The Mediterranean Sea hides amongst its waves stories told and retold, waters so rich in history that would quench any thirsty storyteller on its salty shores. Such is the story of a small coastal town 23 km south from Beirut with a 7km sandy beach named Jiyeh. When the monk Godard visited the village during the 1900s, he described Jiyeh as a town fenced and surrounded by palm trees, and cactus plants.
In Phoenician times it was known as Porphyreon and was a thriving natural seaport, which still functions today. The town was known to be the largest station on the coastal road between Akka and Antakia, between the 4th and 7th century B.C, containing houses built of several rooms and paved mosaic floors. It also contained narrow streets equipped with sewage and drainage system into the sea. It played a significant role in the local economy, on the one hand providing for the city of Sidon and, on the other, mediating the exchange of goods with rural settlements scattered across the mountainous hinterland.
Many invaders passed through Porphyreon such as Tohomtmos the Egyptian who landed his soldiers on its natural seaport in order to fight the North. Alexander the Great relaxed on its shore preparing for the attack on Tyre. St Peter and St Paul also walked through Jiyeh several times.
The most elusive story of all though, is that of the prophet Jonah, who is said to have landed on its sandy shores when he was spat out by the whale. Mosaics from old churches were found showing the whale vomiting Jonah to land. This land is known as Ras Nabi Younes, which means the Land Inlet of Prophet Jonah.
The Story of prophet Jonah/ Younes goes as follows:
God asked Jonah to go to the great city of Nineveh and preach against its wickedness. But Jonah ran away from the Lord and went to Joppa (presently known as Yafa) where he found a ship going to the port of Tarshish in order to flee from the Lord.

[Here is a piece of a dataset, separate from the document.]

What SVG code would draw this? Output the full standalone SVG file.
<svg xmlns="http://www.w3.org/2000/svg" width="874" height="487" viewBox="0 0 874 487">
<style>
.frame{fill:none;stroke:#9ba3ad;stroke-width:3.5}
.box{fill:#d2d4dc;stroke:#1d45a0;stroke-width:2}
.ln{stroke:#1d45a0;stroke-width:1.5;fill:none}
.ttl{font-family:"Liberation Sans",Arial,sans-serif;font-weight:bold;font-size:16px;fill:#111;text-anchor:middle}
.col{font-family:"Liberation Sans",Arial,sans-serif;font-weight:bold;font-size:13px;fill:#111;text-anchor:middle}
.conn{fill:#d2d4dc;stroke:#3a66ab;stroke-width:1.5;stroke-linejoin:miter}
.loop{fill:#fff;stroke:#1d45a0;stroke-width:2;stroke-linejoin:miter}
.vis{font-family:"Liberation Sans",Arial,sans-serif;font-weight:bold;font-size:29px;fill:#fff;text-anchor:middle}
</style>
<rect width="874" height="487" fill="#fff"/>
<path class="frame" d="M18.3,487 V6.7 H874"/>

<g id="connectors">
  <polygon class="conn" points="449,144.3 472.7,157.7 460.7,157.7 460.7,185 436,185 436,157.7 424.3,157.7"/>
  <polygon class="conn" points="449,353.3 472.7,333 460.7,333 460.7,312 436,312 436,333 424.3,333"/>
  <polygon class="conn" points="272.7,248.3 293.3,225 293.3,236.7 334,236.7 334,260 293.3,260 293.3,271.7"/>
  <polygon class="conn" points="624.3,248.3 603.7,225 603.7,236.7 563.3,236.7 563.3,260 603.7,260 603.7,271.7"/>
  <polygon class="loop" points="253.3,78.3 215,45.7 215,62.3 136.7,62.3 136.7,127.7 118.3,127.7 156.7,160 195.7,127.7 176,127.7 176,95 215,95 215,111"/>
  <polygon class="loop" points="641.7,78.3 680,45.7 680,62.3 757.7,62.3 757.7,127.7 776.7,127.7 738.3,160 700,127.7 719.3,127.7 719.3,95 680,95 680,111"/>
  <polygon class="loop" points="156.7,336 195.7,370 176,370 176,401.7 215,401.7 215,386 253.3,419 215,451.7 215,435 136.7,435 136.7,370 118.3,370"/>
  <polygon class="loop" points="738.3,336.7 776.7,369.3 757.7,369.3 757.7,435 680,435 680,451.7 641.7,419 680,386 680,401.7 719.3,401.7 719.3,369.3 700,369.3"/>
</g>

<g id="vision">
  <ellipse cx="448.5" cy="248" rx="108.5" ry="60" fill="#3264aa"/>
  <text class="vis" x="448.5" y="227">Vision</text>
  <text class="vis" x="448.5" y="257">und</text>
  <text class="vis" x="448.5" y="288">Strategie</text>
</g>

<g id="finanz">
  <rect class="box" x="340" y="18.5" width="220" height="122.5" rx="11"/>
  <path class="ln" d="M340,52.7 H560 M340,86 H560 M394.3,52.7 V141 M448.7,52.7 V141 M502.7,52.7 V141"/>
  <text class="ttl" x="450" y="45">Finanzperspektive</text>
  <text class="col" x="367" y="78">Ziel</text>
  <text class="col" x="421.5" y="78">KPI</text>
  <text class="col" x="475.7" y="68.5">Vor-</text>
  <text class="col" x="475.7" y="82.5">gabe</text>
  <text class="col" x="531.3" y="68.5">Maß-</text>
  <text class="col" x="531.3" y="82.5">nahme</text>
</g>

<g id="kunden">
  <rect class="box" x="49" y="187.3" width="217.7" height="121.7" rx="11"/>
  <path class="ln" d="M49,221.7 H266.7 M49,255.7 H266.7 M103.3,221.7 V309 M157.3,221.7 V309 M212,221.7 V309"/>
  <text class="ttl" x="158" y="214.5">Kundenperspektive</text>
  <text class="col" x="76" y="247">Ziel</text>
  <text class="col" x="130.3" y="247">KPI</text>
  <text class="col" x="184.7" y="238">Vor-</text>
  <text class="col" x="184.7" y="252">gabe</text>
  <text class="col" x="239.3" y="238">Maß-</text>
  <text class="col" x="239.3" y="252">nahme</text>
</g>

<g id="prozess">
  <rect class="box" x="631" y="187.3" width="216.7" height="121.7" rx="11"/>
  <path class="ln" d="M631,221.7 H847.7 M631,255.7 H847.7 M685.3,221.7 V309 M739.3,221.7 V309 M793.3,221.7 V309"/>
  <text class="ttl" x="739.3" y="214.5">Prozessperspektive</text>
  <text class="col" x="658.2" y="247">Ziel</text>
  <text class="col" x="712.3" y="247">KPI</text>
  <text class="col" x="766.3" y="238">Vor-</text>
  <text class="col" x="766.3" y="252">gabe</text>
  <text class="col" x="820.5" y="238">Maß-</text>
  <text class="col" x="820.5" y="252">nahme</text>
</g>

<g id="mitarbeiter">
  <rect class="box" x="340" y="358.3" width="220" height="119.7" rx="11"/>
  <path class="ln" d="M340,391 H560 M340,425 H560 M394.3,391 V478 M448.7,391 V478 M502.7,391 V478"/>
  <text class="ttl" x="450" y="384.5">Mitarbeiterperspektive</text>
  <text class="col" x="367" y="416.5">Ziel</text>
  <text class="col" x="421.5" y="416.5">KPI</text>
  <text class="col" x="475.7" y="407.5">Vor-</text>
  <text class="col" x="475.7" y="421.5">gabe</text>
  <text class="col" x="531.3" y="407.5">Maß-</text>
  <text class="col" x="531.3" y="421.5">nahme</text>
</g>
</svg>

Then the Lord sent a great wind on the sea, which created a violent storm around the ship threatening to break it. The crew was afraid and threw the cargo into the sea to lighten the ship. Then the sailors cast lots to find out who was responsible for the calamity. The lot fell on Jonah and they asked him who he was, where he came from. Jonah told them that he was running away from God.

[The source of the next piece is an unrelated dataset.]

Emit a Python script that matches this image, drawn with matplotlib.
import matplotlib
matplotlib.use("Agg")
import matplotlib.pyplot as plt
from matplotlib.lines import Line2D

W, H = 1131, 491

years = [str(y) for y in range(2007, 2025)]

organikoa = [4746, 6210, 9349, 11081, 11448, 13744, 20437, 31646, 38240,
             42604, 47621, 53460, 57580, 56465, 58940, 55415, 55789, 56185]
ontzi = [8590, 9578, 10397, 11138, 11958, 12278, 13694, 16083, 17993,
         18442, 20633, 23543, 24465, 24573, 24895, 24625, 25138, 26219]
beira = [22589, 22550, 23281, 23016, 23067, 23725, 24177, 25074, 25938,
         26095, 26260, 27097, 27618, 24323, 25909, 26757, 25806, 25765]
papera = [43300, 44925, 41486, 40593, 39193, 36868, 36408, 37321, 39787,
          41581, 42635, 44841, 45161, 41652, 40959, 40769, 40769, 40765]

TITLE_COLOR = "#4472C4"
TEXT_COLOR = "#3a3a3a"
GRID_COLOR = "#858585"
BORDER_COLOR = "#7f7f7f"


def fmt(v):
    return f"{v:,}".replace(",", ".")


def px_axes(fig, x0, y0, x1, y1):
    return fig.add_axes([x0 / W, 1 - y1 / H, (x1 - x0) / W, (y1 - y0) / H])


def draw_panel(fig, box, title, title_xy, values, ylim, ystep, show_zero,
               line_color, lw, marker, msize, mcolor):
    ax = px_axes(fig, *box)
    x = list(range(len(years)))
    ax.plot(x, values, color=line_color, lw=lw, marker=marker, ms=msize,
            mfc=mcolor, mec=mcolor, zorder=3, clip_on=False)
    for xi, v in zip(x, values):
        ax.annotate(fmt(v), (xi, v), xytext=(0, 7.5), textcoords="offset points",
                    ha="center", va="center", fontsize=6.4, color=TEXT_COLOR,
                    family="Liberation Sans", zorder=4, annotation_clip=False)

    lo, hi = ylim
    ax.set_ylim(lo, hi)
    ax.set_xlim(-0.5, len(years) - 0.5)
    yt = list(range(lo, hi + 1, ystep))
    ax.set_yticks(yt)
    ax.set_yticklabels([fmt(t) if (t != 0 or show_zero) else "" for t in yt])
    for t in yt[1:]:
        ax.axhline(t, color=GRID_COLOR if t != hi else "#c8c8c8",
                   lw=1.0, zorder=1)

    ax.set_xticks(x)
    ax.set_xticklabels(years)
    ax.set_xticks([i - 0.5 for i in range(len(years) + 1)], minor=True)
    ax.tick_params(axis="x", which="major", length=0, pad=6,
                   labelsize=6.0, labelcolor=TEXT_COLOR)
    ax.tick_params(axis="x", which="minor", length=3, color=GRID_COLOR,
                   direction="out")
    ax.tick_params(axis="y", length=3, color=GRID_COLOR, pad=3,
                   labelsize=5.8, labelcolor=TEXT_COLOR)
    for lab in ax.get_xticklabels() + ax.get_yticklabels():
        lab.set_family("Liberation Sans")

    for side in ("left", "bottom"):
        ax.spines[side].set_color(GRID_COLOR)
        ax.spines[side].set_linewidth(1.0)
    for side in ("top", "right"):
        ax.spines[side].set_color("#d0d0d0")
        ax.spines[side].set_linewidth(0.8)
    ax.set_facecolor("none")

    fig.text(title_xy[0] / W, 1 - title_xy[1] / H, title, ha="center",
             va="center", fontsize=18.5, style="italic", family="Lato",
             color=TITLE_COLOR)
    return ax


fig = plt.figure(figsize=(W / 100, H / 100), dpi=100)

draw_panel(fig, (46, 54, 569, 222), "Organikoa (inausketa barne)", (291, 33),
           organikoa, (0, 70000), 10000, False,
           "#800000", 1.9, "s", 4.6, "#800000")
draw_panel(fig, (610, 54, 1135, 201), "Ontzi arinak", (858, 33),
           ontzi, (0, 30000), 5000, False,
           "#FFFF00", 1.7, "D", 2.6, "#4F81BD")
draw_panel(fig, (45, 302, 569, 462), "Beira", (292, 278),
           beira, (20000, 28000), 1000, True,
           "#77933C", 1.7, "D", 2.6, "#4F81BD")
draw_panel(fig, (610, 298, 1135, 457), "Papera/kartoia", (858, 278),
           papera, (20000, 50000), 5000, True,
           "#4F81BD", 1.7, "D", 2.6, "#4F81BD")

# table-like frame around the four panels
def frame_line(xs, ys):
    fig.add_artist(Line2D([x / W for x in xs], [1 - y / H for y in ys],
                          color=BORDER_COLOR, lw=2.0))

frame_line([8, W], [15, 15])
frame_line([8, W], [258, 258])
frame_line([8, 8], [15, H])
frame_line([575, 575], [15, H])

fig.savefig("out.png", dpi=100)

As the sea was getting rougher, the sailors asked Jonah what they should do to make the sea calm down. Jonah told them to pick him up and throw him into the sea and it would become calm because it was his fault that the storm came upon them. The sailors took Jonah and threw him overboard and the sea became calmer.
The Lord provided a great fish to swallow Jonah where he spent three days and three nights praying and repenting. “And the Lord commanded the fish, and it vomited Jonah unto dry land.”
Later Jonah went to Nineveh and preached its people who repented and believed in God.
Jonah is also significant in Islam as his story is mentioned:
God forgave Jonah out of His mercy and kindness for the man, and because he knew that Jonah was, at heart, one of the best of men. Therefore, the fish cast Jonah out onto dry land, with Jonah in a state of sickness. God caused a plant to grow where Jonah was lying to provide shade and comfort for him. After Jonah got up, fresh and well, God told him to go back and preach in his land. As the Qur’an says:
But We cast him forth on the naked shore in a state of sickness, and We caused to grow, over him, a spreading plant of the gourd kind. And We sent him (on a mission) to a hundred thousand (men) or more. And they believed; so We permitted them to enjoy (their life) for a while.
— Qur’an, chapter 37 (As-Saaffat), verse 145–148
Locals built an oratory dedicated to him, known as Maqam of nabi younes, which still stands until today. The site and the buildings on it date back to the Byzantine era, at the time of Kings. Mosaics depicting the story of the Prophet Jonah and the giant fish in the Old Testament have been found in churches dug from underground. Until this day, the poles and columns inside the site of the prophet are marked by the Byzantine Cross with the star. Now a mosque, the Nabi Younes mosque, the shrine also has a vestige of old Porphyeona monolithic column with a late Roman or Byzantine Corinthian capital. Inside the shrine is an old mihrab and a small chamber holding one of the several supposed tombs of Jonah.
Until this day, underneath the sands of Jiyeh hide scattered ancient ruins giving evidence of human activity dating as far back to ancient times from Phoenician to biblical times, to the Middle Ages and sailors to this day use the name Jonah to personify someone who brings bad luck.
In Jiyeh lies a Byzantine Shrine that turned into a church that turned into a mosque, one religion after another claiming this little piece of land as its own, memorializing it with layers of civilization, of history, and stories that is beneath every corner of our Land.
Next time you are in Jiyeh, pay careful attention to the sea breeze as it carries tales of long gone times of fear, hope, repentance, sacrifice, love, and acceptance. This sea, polluted as they have left it, has much to say to those who listen.